─── Extracted material ───

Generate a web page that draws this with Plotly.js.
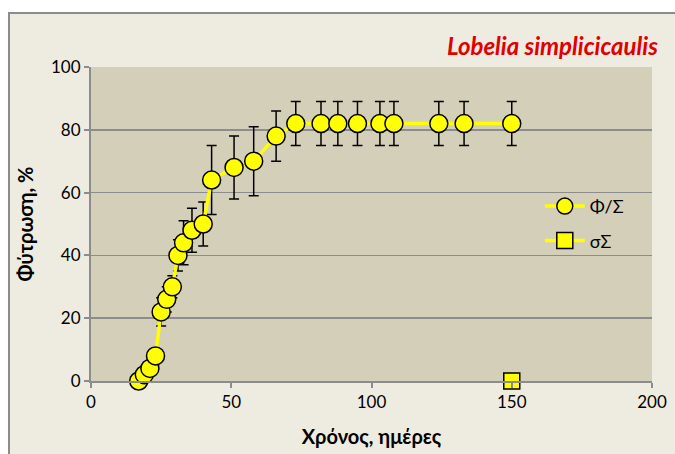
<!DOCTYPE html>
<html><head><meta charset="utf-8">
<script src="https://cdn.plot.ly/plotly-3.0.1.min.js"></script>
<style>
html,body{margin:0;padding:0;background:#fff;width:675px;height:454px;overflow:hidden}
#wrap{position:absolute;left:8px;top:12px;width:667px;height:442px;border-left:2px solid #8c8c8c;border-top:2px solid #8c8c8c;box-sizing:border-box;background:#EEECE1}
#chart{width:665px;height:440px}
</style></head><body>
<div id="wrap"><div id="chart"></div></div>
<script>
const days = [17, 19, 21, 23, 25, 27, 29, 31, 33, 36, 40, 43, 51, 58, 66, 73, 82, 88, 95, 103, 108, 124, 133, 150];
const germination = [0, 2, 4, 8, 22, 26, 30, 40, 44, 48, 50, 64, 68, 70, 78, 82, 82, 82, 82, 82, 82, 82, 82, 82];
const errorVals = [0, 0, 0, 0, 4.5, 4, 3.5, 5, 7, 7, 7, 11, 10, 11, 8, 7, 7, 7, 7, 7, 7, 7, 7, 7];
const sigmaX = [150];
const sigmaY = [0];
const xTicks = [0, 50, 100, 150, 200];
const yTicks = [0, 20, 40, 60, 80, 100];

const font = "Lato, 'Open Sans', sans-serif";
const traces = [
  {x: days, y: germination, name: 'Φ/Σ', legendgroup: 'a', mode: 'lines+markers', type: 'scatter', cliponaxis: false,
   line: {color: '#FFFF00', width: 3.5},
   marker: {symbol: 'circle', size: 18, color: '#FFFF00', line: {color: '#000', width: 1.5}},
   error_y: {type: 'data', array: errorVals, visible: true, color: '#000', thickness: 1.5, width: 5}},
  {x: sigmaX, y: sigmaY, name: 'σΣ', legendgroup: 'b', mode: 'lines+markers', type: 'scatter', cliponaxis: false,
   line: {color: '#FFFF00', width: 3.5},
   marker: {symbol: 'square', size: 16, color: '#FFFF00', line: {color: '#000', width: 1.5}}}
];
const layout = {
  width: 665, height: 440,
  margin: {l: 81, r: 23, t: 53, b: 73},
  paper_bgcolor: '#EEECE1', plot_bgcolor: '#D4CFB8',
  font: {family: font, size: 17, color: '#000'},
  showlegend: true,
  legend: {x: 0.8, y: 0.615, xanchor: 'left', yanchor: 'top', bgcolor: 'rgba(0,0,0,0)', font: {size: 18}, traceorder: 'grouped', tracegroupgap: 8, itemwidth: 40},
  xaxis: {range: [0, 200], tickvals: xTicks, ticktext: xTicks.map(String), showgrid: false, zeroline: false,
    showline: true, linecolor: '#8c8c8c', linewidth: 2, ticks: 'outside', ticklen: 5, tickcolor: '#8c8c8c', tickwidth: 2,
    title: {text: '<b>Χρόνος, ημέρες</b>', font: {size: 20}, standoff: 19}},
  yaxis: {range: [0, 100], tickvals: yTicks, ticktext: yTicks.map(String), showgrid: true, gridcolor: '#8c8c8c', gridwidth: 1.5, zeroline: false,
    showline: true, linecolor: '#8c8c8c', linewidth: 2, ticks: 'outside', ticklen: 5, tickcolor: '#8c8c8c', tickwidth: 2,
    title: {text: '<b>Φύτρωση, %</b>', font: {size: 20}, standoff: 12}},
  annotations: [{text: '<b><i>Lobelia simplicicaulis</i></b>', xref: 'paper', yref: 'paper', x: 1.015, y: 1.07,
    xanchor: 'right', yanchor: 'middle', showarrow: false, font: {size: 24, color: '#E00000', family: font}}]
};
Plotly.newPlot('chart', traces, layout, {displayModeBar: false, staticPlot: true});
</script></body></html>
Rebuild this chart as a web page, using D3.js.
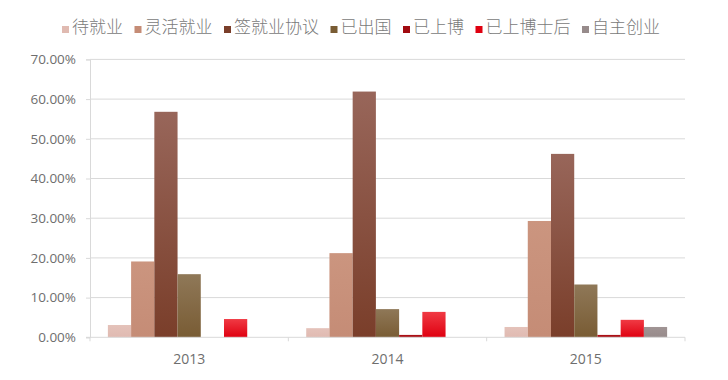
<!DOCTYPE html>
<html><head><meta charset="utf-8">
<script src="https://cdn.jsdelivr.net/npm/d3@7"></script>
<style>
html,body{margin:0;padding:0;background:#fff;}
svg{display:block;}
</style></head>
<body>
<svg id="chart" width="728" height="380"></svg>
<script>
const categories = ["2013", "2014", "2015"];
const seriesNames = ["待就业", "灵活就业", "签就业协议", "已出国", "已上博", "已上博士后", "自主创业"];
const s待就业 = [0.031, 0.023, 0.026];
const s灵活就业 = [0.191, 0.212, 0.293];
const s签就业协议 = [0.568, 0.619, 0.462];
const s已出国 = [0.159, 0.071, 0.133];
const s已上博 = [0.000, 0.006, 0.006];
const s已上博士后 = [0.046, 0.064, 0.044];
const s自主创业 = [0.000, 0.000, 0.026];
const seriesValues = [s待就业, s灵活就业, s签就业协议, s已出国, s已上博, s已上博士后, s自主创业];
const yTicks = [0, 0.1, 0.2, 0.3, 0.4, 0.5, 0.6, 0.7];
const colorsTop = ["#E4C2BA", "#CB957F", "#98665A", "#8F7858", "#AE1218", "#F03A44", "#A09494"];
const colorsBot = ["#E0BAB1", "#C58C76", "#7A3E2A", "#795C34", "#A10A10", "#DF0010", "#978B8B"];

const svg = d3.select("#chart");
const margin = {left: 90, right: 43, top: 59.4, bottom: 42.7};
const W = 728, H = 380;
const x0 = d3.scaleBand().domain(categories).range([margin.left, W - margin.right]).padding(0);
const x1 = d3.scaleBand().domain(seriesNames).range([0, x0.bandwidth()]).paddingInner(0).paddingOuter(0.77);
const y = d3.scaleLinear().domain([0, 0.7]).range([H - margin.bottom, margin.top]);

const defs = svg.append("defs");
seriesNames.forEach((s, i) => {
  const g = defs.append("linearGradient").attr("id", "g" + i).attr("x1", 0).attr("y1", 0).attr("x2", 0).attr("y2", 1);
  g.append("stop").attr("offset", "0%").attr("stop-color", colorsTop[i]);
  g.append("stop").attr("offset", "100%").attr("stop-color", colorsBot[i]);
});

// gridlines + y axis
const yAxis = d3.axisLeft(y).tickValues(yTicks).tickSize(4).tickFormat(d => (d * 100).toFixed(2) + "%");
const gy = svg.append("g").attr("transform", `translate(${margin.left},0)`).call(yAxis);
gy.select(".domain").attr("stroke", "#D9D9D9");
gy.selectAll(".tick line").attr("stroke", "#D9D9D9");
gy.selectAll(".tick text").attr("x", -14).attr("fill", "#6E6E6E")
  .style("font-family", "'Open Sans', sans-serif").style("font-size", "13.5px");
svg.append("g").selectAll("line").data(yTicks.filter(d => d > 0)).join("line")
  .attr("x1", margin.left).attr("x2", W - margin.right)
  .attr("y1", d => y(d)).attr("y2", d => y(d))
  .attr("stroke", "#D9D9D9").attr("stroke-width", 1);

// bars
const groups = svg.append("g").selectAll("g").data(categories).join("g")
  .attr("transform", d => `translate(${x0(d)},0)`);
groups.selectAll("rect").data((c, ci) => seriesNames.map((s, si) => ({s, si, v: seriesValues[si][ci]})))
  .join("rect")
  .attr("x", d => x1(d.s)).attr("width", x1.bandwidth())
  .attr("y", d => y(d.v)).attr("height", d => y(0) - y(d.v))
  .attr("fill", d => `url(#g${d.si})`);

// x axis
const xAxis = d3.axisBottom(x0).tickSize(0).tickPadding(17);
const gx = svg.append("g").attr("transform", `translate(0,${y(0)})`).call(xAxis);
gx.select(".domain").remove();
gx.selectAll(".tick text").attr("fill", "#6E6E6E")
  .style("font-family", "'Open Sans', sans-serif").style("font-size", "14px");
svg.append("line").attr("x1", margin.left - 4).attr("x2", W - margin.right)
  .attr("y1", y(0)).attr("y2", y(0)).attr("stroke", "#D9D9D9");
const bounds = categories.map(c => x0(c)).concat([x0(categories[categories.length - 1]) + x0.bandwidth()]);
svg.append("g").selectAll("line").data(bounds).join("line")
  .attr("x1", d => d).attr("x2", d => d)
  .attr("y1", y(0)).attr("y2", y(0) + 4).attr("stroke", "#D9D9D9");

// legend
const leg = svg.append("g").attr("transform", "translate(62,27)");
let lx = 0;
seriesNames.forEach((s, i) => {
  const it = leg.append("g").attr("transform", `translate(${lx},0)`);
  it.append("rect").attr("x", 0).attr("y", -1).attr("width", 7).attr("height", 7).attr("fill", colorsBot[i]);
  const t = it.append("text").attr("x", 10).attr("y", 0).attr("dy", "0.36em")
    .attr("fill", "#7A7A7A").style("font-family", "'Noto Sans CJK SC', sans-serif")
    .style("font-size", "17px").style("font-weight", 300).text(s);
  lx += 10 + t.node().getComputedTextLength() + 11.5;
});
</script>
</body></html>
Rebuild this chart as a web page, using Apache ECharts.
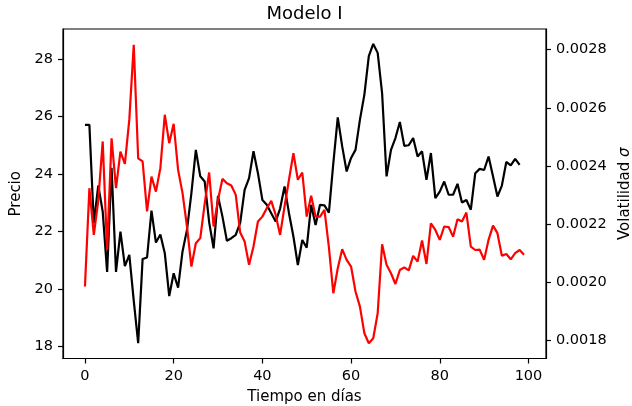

───

- Given exercise -
Give the number of lines containing the word "using". No other answer is needed.

- Exercise response -
2